On Saturday, the Vikings made Sparano’s meeting room even more crowded by drafting Western Michigan lineman Willie Beavers in the fourth round.
Despite the addition of Treadwell to the Vikings passing attack, Hopkins believes Peterson will remain one of the NFL’s busiest running backs in 2016.
“With Peterson, they’re still going to try to establish that menacing ground game, and then Bridgewater is going to complement that,” Hopkins said.
But the Vikings do hope to find a better balance between Bridgewater and Peterson, and not just in terms of their pass-to-run ratio. They have suggested that their hope to again try to mesh Peterson’s downhill running with the shotgun spread attack Bridgewater prefers. Of course, that was the plan in 2015, too, but it got scrapped after Peterson struggled out of the shotgun early in the season.

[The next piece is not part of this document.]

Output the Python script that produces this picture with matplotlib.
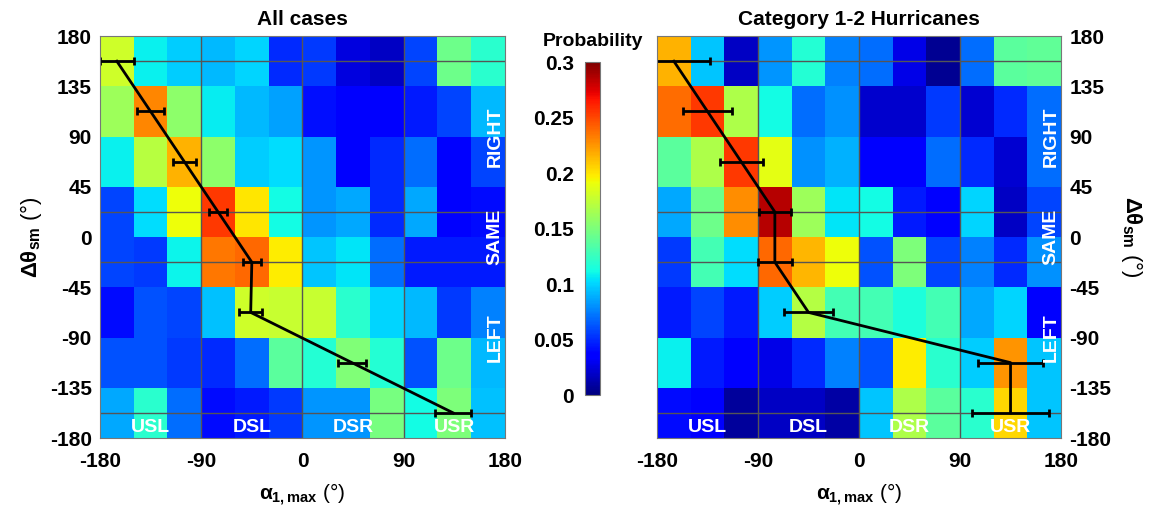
import numpy as np
import matplotlib
matplotlib.use("Agg")
import matplotlib.pyplot as plt

plt.rcParams['font.family'] = ['Liberation Sans', 'DejaVu Sans']
plt.rcParams['font.weight'] = 'bold'
plt.rcParams['axes.unicode_minus'] = False
plt.rcParams['mathtext.fontset'] = 'custom'
plt.rcParams['mathtext.rm'] = 'Liberation Sans:bold'
plt.rcParams['mathtext.it'] = 'Liberation Sans:bold'
plt.rcParams['mathtext.bf'] = 'Liberation Sans:bold'

# bin edges
alpha_edges = list(range(-180, 181, 30))
theta_edges = list(range(-180, 181, 45))

# probabilities, rows from top (135..180) to bottom (-180..-135)
prob_all = [
    [0.180, 0.108, 0.098, 0.092, 0.100, 0.050, 0.054, 0.025, 0.018, 0.058, 0.145, 0.120],
    [0.162, 0.230, 0.156, 0.107, 0.092, 0.085, 0.042, 0.033, 0.033, 0.045, 0.058, 0.092],
    [0.108, 0.172, 0.216, 0.156, 0.098, 0.103, 0.082, 0.033, 0.050, 0.070, 0.036, 0.058],
    [0.058, 0.103, 0.192, 0.255, 0.200, 0.112, 0.082, 0.087, 0.050, 0.087, 0.036, 0.040],
    [0.058, 0.054, 0.110, 0.235, 0.240, 0.198, 0.096, 0.105, 0.070, 0.045, 0.045, 0.045],
    [0.040, 0.062, 0.058, 0.094, 0.180, 0.178, 0.178, 0.120, 0.100, 0.092, 0.054, 0.076],
    [0.062, 0.062, 0.054, 0.050, 0.070, 0.138, 0.118, 0.152, 0.118, 0.062, 0.145, 0.092],
    [0.087, 0.120, 0.070, 0.040, 0.045, 0.054, 0.082, 0.082, 0.148, 0.112, 0.150, 0.094],
]
prob_cat12 = [
    [0.216, 0.096, 0.018, 0.082, 0.118, 0.076, 0.070, 0.027, 0.005, 0.070, 0.138, 0.140],
    [0.238, 0.255, 0.168, 0.112, 0.070, 0.080, 0.020, 0.020, 0.054, 0.022, 0.050, 0.070],
    [0.138, 0.168, 0.255, 0.188, 0.080, 0.090, 0.036, 0.033, 0.070, 0.050, 0.022, 0.070],
    [0.087, 0.145, 0.228, 0.285, 0.162, 0.105, 0.112, 0.045, 0.036, 0.100, 0.018, 0.058],
    [0.054, 0.130, 0.103, 0.240, 0.215, 0.192, 0.062, 0.150, 0.058, 0.076, 0.050, 0.080],
    [0.045, 0.058, 0.045, 0.098, 0.170, 0.130, 0.130, 0.115, 0.130, 0.087, 0.100, 0.036],
    [0.108, 0.045, 0.033, 0.028, 0.050, 0.076, 0.062, 0.198, 0.120, 0.098, 0.225, 0.096],
    [0.040, 0.035, 0.008, 0.018, 0.018, 0.010, 0.096, 0.168, 0.138, 0.120, 0.205, 0.096],
]

# mean alpha per theta band with error
theta_mid = [157.5, 112.5, 67.5, 22.5, -22.5, -67.5, -112.5, -157.5]
alpha_mean_all = [-165, -135, -105, -75, -45, -46, 44, 134]
alpha_err_all = [15, 12, 10, 8, 8, 10, 12.5, 16]
alpha_mean_cat12 = [-165, -135, -105, -75, -75, -45, 135, 135]
alpha_err_cat12 = [32, 21.5, 19, 14, 15, 22, 29, 34]

quad_names = ['USL', 'DSL', 'DSR', 'USR']
quad_x = [-135, -45, 45, 135]
side_names = ['RIGHT', 'SAME', 'LEFT']
side_y = [90, 0, -90]

fig = plt.figure(figsize=(11.61, 5.12), dpi=100)
ax1 = fig.add_axes([0.0861, 0.1445, 0.3488, 0.785])
ax2 = fig.add_axes([0.5659, 0.1445, 0.3480, 0.785])
cax = fig.add_axes([0.504, 0.2285, 0.0129, 0.65])


def draw(ax, prob, xm, xe, title, right=False):
    z = np.array(prob)[::-1]
    mesh = ax.pcolormesh(alpha_edges, theta_edges, z, cmap='jet', vmin=0, vmax=0.3)
    for gx in [-90, 0, 90]:
        ax.axvline(gx, color='#555555', lw=1)
    for gy in [157.5, 22.5, -22.5, -157.5]:
        ax.axhline(gy, color='#555555', lw=1)
    ax.errorbar(xm, theta_mid, xerr=xe, color='black', lw=2, capsize=3,
                capthick=2, elinewidth=2, clip_on=True)
    for name, x in zip(quad_names, quad_x):
        ax.text(x, -171, name, color='white', fontsize=14, ha='center', va='center',
                fontweight='bold')
    for name, y in zip(side_names, side_y):
        ax.text(171, y, name, color='white', fontsize=14, ha='center', va='center',
                rotation=90, fontweight='bold')
    ax.set_xlim(-180, 180)
    ax.set_ylim(-180, 180)
    ax.set_xticks([-180, -90, 0, 90, 180])
    ax.set_yticks(range(-180, 181, 45))
    ax.tick_params(labelsize=15, length=0)
    ax.tick_params(axis='x', pad=10)
    ax.tick_params(axis='y', pad=6)
    for s in ax.spines.values():
        s.set_color('#777777')
    ax.set_title(title, fontsize=15, fontweight='bold', pad=8)
    ax.set_xlabel(r'$\alpha_{1,max}$ (°)', fontsize=15, labelpad=8)
    if right:
        ax.yaxis.tick_right()
        ax.yaxis.set_label_position('right')
        ax.set_ylabel(r'$\Delta\theta_{sm}$ (°)', fontsize=16, rotation=-90, labelpad=24)
    else:
        ax.set_ylabel(r'$\Delta\theta_{sm}$ (°)', fontsize=16, labelpad=4)
    return mesh


m = draw(ax1, prob_all, alpha_mean_all, alpha_err_all, 'All cases')
draw(ax2, prob_cat12, alpha_mean_cat12, alpha_err_cat12, 'Category 1-2 Hurricanes', right=True)

cb = fig.colorbar(m, cax=cax)
cb.set_ticks([0, 0.05, 0.1, 0.15, 0.2, 0.25, 0.3])
cb.set_ticklabels(['0', '0.05', '0.1', '0.15', '0.2', '0.25', '0.3'])
cax.yaxis.set_ticks_position('left')
cax.tick_params(labelsize=15, length=0, pad=8)
cb.outline.set_edgecolor('#777777')
cax.set_title('Probability', fontsize=14, fontweight='bold', pad=12)

fig.savefig('out.png', dpi=100)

‘We’ve … done a great job’
Turner, by nature, isn’t a man who exudes enthusiasm. But by his subdued standards, he sounded pretty pumped about this ofseason.
“We’ve obviously done a great job, Rick and Zim, of [addressing] the needs we had,” Turner said Friday in his KFAN interview. “We added to our offensive line. We’ve created great competition there. We added Laquon.”
And during Saturday’s sixth round, they added German wide receiver Moritz Boehringer, an intriguing prospect who has limited experience but oodles of athleticism, and University of Texas at San Antonio tight end David Morgan.
But Turner also believes the players already on the roster must get better, too, for the Vikings offense to significantly improve from where it was in 2015, when it ranked 29th in total yards and 16th in points.
That especially applies to Bridgewater, who made the Pro Bowl as an injury fill-in in his second NFL season despite ranking 17th in yards per attempt.
With improved blocking up front and Treadwell inserted into his receiving corps, Bridgewater should have all he needs to take a leap forward in 2016.
“With some of the moves we made on the offensive line, with some of the receivers we’ve added, they’ll just help in the development of Teddy,” Spielman said.